Silver Surges 3.5% on More Signs of Coming Liquidity


Silver had yet another epic rally last night, up over 3.5% in the single session before settling slightly, but still holding at US$31.62 at the time of writing or $47.50 in AUD terms. After reaching a record high AU$48 a week ago the silver price peeled back along with gold on the U.S. fed minutes indicating they will stay tighter for longer. Last night we saw U.S. and UK markets closed but the Euro Central Bank (ECB) indicated they may start dropping rates sooner than expected as the economy struggles, and silver (and gold) rallied as more signs appear that liquidity is coming back.

ECB voting member Villeroy said they have significant room for rate cuts with the Deposit Facility rate at 4% and barring a surprise, a rate cut in June is a done deal.

There is a lot of talk at the moment around stagflation – high inflation and weak growth. Those that follow and subscribe to our ainslieresearch.com will know that is typical of a late cycle market whereas we are, in most measures, coming out of or early into mid cycle where you would see rising growth and inflation. So what is missing? We have just exited a liquidity ‘air pocket’ that saw US$1 trillion removed from global liquidity but now appears to have returned. The next monthly update on this drops this Friday so keep an eye out or subscribe for free via the link above.

The chart below (courtesy of Crescat Capital and In Gold We Trust report) shows very clearly the situation in the world’s biggest economy, the U.S. As we discussed last week, Bloomberg’s U.S. Macro Surprise Index has collapsed further this week to a 5 year low. At the same time their Inflation Data Surprise index continues to track upwards. Very clearly the former is the ‘stag’ and the latter the ‘flation’ piece at a time when they can ill afford that.
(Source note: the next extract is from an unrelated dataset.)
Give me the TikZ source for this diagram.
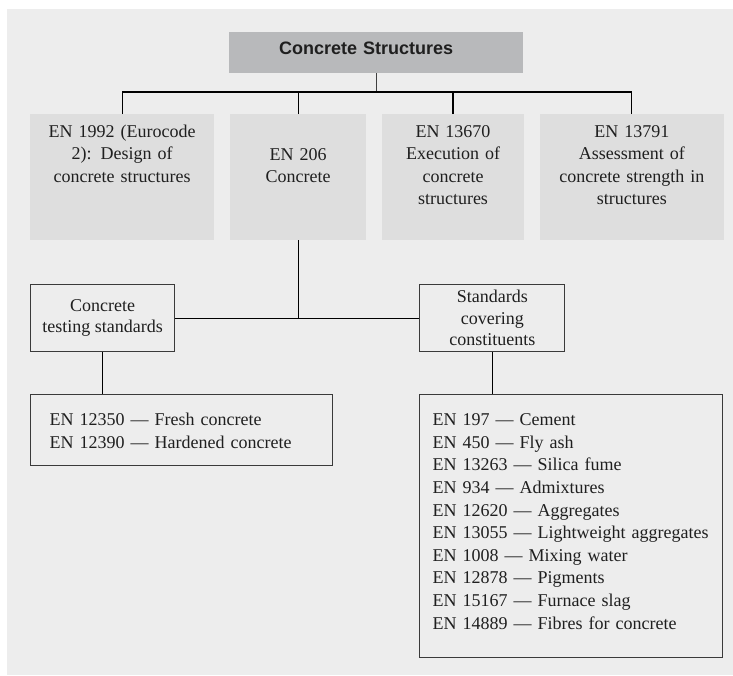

Economic vs Inflation Surprise Index

 

Crescat are calling for an imminent financial top or crisis of sorts as their Otavio Costa submits below:

 

“I know most bears have thrown in the towel already, but the last time we saw a similar disconnect between these two indices was in mid-2021, near a market peak.”

 

That may well be the case, and yes it would be lovely for gold and silver, but we would argue that before that happens we will (and already are, hence the rally last night) see a wave of monetary (central bank) and fiscal (government) liquidity flood in to ‘save the day’.

 

To be fair both scenarios are constructive for precious metals and commodities in general as hard assets against monetary debasement.

 

Tweet from @TaviCosta showing commodities to equity ratio

 

Silver has its feet in both camps. It is a monetary metal like gold but half of supply is as a commodity used in industrial applications, most prominently in solar panels and electronics, both of which are seeing quite massive demand expansions. That is a perfect setup in the context of above.

As Costa puts it simply above – “None of us own enough hard assets.”